(EXERCISE DIRECTIONS): Go through the listing and set it down exactly, leaving out its pictures.

==== COLLECTED MATERIAL

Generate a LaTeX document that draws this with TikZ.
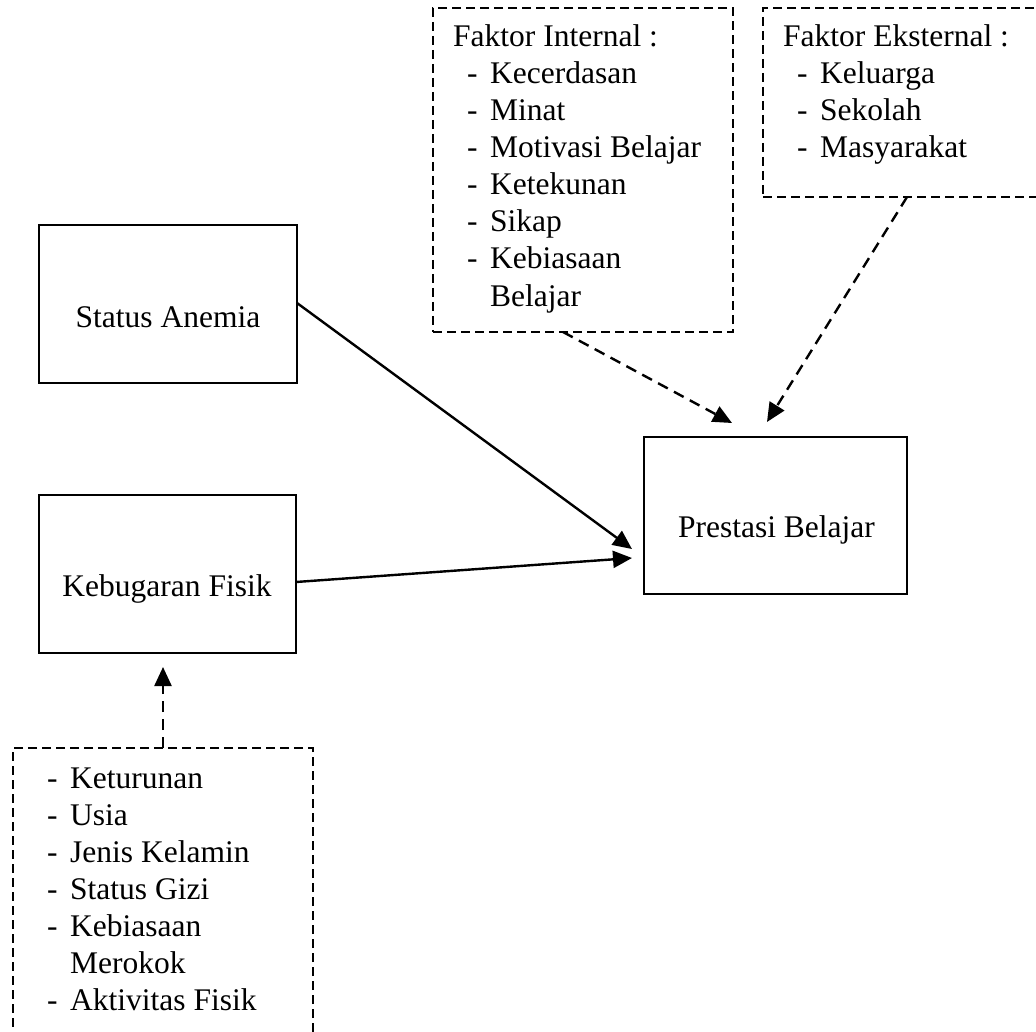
\documentclass[tikz,border=0pt]{standalone}
\usepackage{fontspec}
\setmainfont{Liberation Serif}
\usetikzlibrary{arrows.meta}
\begin{document}
\begin{tikzpicture}[x=1pt,y=-1pt,
  solidbox/.style={draw, line width=2.3pt, rectangle, inner sep=0pt},
  dashbox/.style={draw, line width=2.3pt, rectangle, inner sep=0pt, dash pattern=on 9pt off 5pt},
  txt/.style={anchor=base west, inner sep=0pt, font=\fontsize{31.5}{37}\selectfont},
  ctxt/.style={anchor=base, inner sep=0pt, font=\fontsize{31.5}{37}\selectfont},
  arr/.style={line width=2.4pt, -{Triangle[length=19pt,width=17pt]}},
  darr/.style={arr, dash pattern=on 11pt off 7pt}]
\useasboundingbox (0,0) rectangle (1036,1032);
\clip (0,0) rectangle (1036,1032);
% solid boxes
\node[solidbox, minimum width=258pt, minimum height=158pt] (sa) at (168,304) {};
\node[ctxt] (saT) at (168,327) {Status Anemia};
\node[solidbox, minimum width=257pt, minimum height=158pt] (kf) at (167.5,574) {};
\node[ctxt] (kfT) at (167,596) {Kebugaran Fisik};
\node[solidbox, minimum width=263pt, minimum height=157pt] (pb) at (775.5,515.5) {};
\node[ctxt] (pbT) at (776.5,537) {Prestasi Belajar};
% dashed boxes
\node[dashbox, minimum width=300pt, minimum height=324pt] (fi) at (583,170) {};
\node[dashbox, minimum width=300pt, minimum height=189pt] (fe) at (913,102.5) {};
\node[dashbox, minimum width=300pt, minimum height=320pt] (fk) at (163,908) {};
% internal text
\node[txt] (fi0) at (453,47) {Faktor Internal :};
\node[txt] (fi1) at (467,84) {\makebox[23pt][l]{-}Kecerdasan};
\node[txt] (fi2) at (467,121) {\makebox[23pt][l]{-}Minat};
\node[txt] (fi3) at (467,158) {\makebox[23pt][l]{-}Motivasi Belajar};
\node[txt] (fi4) at (467,195) {\makebox[23pt][l]{-}Ketekunan};
\node[txt] (fi5) at (467,232) {\makebox[23pt][l]{-}Sikap};
\node[txt] (fi6) at (467,269) {\makebox[23pt][l]{-}Kebiasaan};
\node[txt] (fi7) at (490,306) {Belajar};
% external text
\node[txt] (fe0) at (783,47) {Faktor Eksternal :};
\node[txt] (fe1) at (797,84) {\makebox[23pt][l]{-}Keluarga};
\node[txt] (fe2) at (797,121) {\makebox[23pt][l]{-}Sekolah};
\node[txt] (fe3) at (797,158) {\makebox[23pt][l]{-}Masyarakat};
% fitness factors text
\node[txt] (fk1) at (47,788) {\makebox[23pt][l]{-}Keturunan};
\node[txt] (fk2) at (47,825) {\makebox[23pt][l]{-}Usia};
\node[txt] (fk3) at (47,862) {\makebox[23pt][l]{-}Jenis Kelamin};
\node[txt] (fk4) at (47,899) {\makebox[23pt][l]{-}Status Gizi};
\node[txt] (fk5) at (47,936) {\makebox[23pt][l]{-}Kebiasaan};
\node[txt] (fk6) at (70,973) {Merokok};
\node[txt] (fk7) at (47,1010) {\makebox[23pt][l]{-}Aktivitas Fisik};
% connector end points
\coordinate (saOut) at (297,303);
\coordinate (kfOut) at (296,582);
\coordinate (pbIn1) at (632,549);
\coordinate (pbIn2) at (632,558);
\coordinate (fiOut) at (563,332);
\coordinate (feOut) at (907,197);
\coordinate (pbIn3) at (732,423);
\coordinate (pbIn4) at (767,422);
\coordinate (fkOut) at (163,748);
\coordinate (kfIn) at (163,667);
% connectors
\draw[arr] (saOut) -- (pbIn1);
\draw[arr] (kfOut) -- (pbIn2);
\draw[darr] (fiOut) -- (pbIn3);
\draw[darr] (feOut) -- (pbIn4);
\draw[darr] (fkOut) -- (kfIn);
\end{tikzpicture}
\end{document}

========

(ANSWER BELOW):
Generate a LaTeX document that draws this with TikZ.
\documentclass[tikz,border=0pt]{standalone}
\usepackage{fontspec}
\setmainfont{Liberation Serif}
\usetikzlibrary{arrows.meta}
\begin{document}
\begin{tikzpicture}[x=1pt,y=-1pt,
  solidbox/.style={draw, line width=2.3pt, rectangle, inner sep=0pt},
  dashbox/.style={draw, line width=2.3pt, rectangle, inner sep=0pt, dash pattern=on 9pt off 5pt},
  txt/.style={anchor=base west, inner sep=0pt, font=\fontsize{31.5}{37}\selectfont},
  ctxt/.style={anchor=base, inner sep=0pt, font=\fontsize{31.5}{37}\selectfont},
  arr/.style={line width=2.4pt, -{Triangle[length=19pt,width=17pt]}},
  darr/.style={arr, dash pattern=on 11pt off 7pt}]
\useasboundingbox (0,0) rectangle (1036,1032);
\clip (0,0) rectangle (1036,1032);
% solid boxes
\node[solidbox, minimum width=258pt, minimum height=158pt] (sa) at (168,304) {};
\node[ctxt] (saT) at (168,327) {Status Anemia};
\node[solidbox, minimum width=257pt, minimum height=158pt] (kf) at (167.5,574) {};
\node[ctxt] (kfT) at (167,596) {Kebugaran Fisik};
\node[solidbox, minimum width=263pt, minimum height=157pt] (pb) at (775.5,515.5) {};
\node[ctxt] (pbT) at (776.5,537) {Prestasi Belajar};
% dashed boxes
\node[dashbox, minimum width=300pt, minimum height=324pt] (fi) at (583,170) {};
\node[dashbox, minimum width=300pt, minimum height=189pt] (fe) at (913,102.5) {};
\node[dashbox, minimum width=300pt, minimum height=320pt] (fk) at (163,908) {};
% internal text
\node[txt] (fi0) at (453,47) {Faktor Internal :};
\node[txt] (fi1) at (467,84) {\makebox[23pt][l]{-}Kecerdasan};
\node[txt] (fi2) at (467,121) {\makebox[23pt][l]{-}Minat};
\node[txt] (fi3) at (467,158) {\makebox[23pt][l]{-}Motivasi Belajar};
\node[txt] (fi4) at (467,195) {\makebox[23pt][l]{-}Ketekunan};
\node[txt] (fi5) at (467,232) {\makebox[23pt][l]{-}Sikap};
\node[txt] (fi6) at (467,269) {\makebox[23pt][l]{-}Kebiasaan};
\node[txt] (fi7) at (490,306) {Belajar};
% external text
\node[txt] (fe0) at (783,47) {Faktor Eksternal :};
\node[txt] (fe1) at (797,84) {\makebox[23pt][l]{-}Keluarga};
\node[txt] (fe2) at (797,121) {\makebox[23pt][l]{-}Sekolah};
\node[txt] (fe3) at (797,158) {\makebox[23pt][l]{-}Masyarakat};
% fitness factors text
\node[txt] (fk1) at (47,788) {\makebox[23pt][l]{-}Keturunan};
\node[txt] (fk2) at (47,825) {\makebox[23pt][l]{-}Usia};
\node[txt] (fk3) at (47,862) {\makebox[23pt][l]{-}Jenis Kelamin};
\node[txt] (fk4) at (47,899) {\makebox[23pt][l]{-}Status Gizi};
\node[txt] (fk5) at (47,936) {\makebox[23pt][l]{-}Kebiasaan};
\node[txt] (fk6) at (70,973) {Merokok};
\node[txt] (fk7) at (47,1010) {\makebox[23pt][l]{-}Aktivitas Fisik};
% connector end points
\coordinate (saOut) at (297,303);
\coordinate (kfOut) at (296,582);
\coordinate (pbIn1) at (632,549);
\coordinate (pbIn2) at (632,558);
\coordinate (fiOut) at (563,332);
\coordinate (feOut) at (907,197);
\coordinate (pbIn3) at (732,423);
\coordinate (pbIn4) at (767,422);
\coordinate (fkOut) at (163,748);
\coordinate (kfIn) at (163,667);
% connectors
\draw[arr] (saOut) -- (pbIn1);
\draw[arr] (kfOut) -- (pbIn2);
\draw[darr] (fiOut) -- (pbIn3);
\draw[darr] (feOut) -- (pbIn4);
\draw[darr] (fkOut) -- (kfIn);
\end{tikzpicture}
\end{document}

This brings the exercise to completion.